In this chapter, there is a defined audience but bearing the ‘theatrum mundi’-like idea of the home in mind, the question arises where the backstage area for Jean Muir is. To her, the entire house is a stage and everything in it is scenery or props. When Sir John does not directly respond as she has planned, she uses the stage surrounding her to improvise: “Her own eyes roved about the room, seeking for some aid from inanimate things, and soon she found it” (BaM 80). Except for the unmasking in her room, where she removes the parts of the costumes which help her maintain the illusion of youth and innocence (cf. BaM 12), there are hardly ‘off-stage’ moments to Jean Muir’s character. The actress never leaves character and continues acting while unwatched to maintain the illusion. “Last night I found her crying over a rose” (BaM 68) reports Bella and Sir John watches silently as “she threw her arms across the table, laid her head down upon them, and broke into a passion of tears” (BaM 24). These supposedly intimate and private moments, which appear to happen off-stage, are also nothing but calculated acting.
Jean Muir’s awareness of always being on a stage is reflected by herself. Her acting job – for this is nothing but a job (cf. Schewe 2008:578) – “requires continuing and continual consciousness” and “self-discipline and self-control” (Fetterley 1983:7). However, the living actress behind the mask sometimes seems to break character. Upon her first entrance, Gerald accuses her of acting and she responds by remarking “The last scene shall be still better” (BaM 7), which is the first moment that raises suspicion to the readers. In a later chapter, she points out to Gerald that they are being watched, she adds “I am used to it” (BaM 72); an ambiguous statement for an actress while acting.
In short, the Conventrys’ home becomes a stage by Jean Muir’s performing and is used to support her playing in terms of props and scenery. There are front stage and backstage regions which are blurred on several occasions, raising the question whether or not the Coventrys are an audience in an environmental stage (cf. Balme 2008:50), which will be explored in chapter 2.3. First, however, the ‘mask’ and the leading role Jean Muir invents for her play will be analysed.

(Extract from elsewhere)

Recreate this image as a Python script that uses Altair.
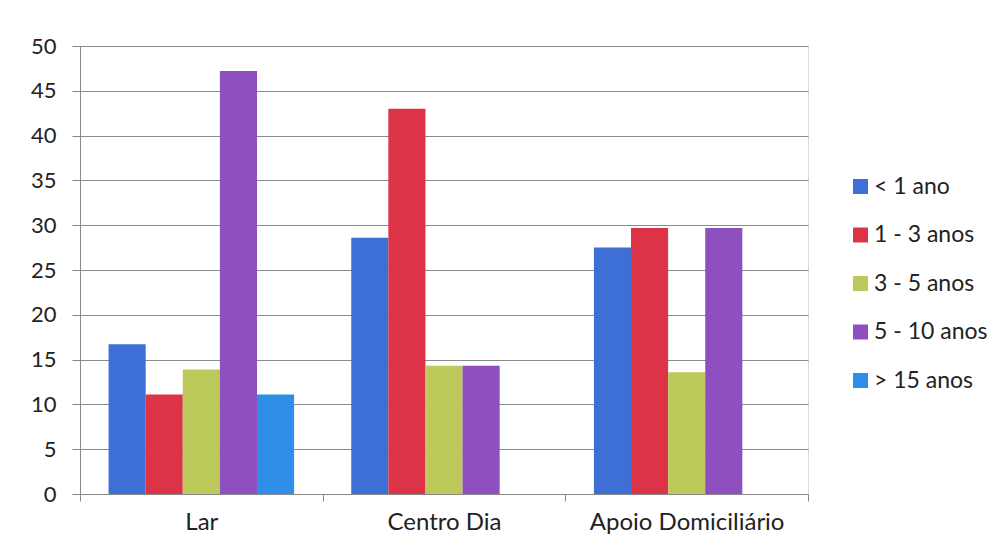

2.2. The Mask – Playing the Leading Role
The stage is a place “for not being oneself” (Klaiber 2004:228) and Jean Muir is not her natural self when she is with the Conventrys. Her ‘mask’, the leading role of the play, is essential to the rest of the play which revolves around her character. In regard to the crucial abilities of an actor to “exercise emotional control over their bodies”, “act on wide physical space” and “emotionally affect listeners sharing the same space” (Balme 2008:19) she has mastered all three. Within short time “Jean Muir was the life of the house” (BaM 25) and is liked by its inhabitants. She achieves this easily by her acting abilities, marking her as the leading role in both a literal and figurative sense. ‘Leading role’ here means not only that she is the main character in her play but also that she is leading the other characters into following her narrative and into taking their respective roles in it.
An obvious method to do so and to be perceived the way she wants to be is wearing a costume. Besides her false young appearance, she always wears black which gives the ‘costume changes’ more meaning. She dresses “all in white, with no ornament but her fair hair” (BaM 38) to appear more innocent to appeal to Gerald. Even Bella, who does not know of Jean Muir’s engagement to Sir John, remarks “how like a bride you look” (BaM 89) when her governess dresses accordingly for her secret marriage later that day. By appearance she can provoke certain images of her in other characters, raise expectations and lead them into the narrative she wants because she as an actress has knowledge of how she is perceived (cf. Klaiber 2004:217). This is reflected in the description of her having “very expressive features” and a “clear, low voice” (BaM 6), both attributes showing that she can deliver and embody a different character.
Throughout the novella her body language and gestures are described in more detail and length than any other characters:
- “Tears streamed down her cheeks, sobs choked her words, and she clasped her hands imploringly as she turned towards the young man” (BaM 58).
- “She colored beautifully, hesitated, then spoke out in the clear, steady voice which was her greatest charm” (BaM 32).
- “Her face was altered as her dress, for now a soft colour glowed in her cheeks, her eyes smiled shyly, and her lips no longer wore the firm look of one who forcibly repressed every emotion.” (BaM 39).
These are only a few instances of her acting abilities. These quotes demonstrate how well she deceives the Coventrys not only by words but by the physical, non-verbal and paraverbal aspects of acting.
Since she almost never leaves the stage, the actor-role relationship seems to be relying heavily on involvement as an acting strategy which in turn relies on creating a role by one’s own (emotional) experience (Balme 2008:22). Neither her role’s backstory, claiming to be daughter of Lady Howard (BaM 47), nor her extreme emotions turn out to be mere illusions or lies. The story of her background is partly true and the relation to Lady Howard not invented; Jean Muir turns out to be “the daughter of Lady Howard’s husband” (BaM 102). This grain of truth is the base principle of Jean Muir’s “self-dramatization” (Klaiber 2004:218). She uses aspects of her own life and puts them in a narrative which suits her plans. Her reactions and emotions, which seem sentimental or even overacted to modern readers, correspond with her off-stage self. Jean Muir has intense emotions which seem hard to control. Alone in her room she speaks “with passionate force” (BaM 11), marking her determination to succeed with her scheme. Also, her inner monologue reveals how she turns real emotions and passion into theatrical ones. When Sir John does not react to her acting as expected, “Jean watched him with despairing eyes and wrung her hands, saying to herself, Has all my skill deserted me when I need it most?” (BaM 80). Her desperation is to some extend real (self-doubt) but she turns it into the desperation of a unrequited lover.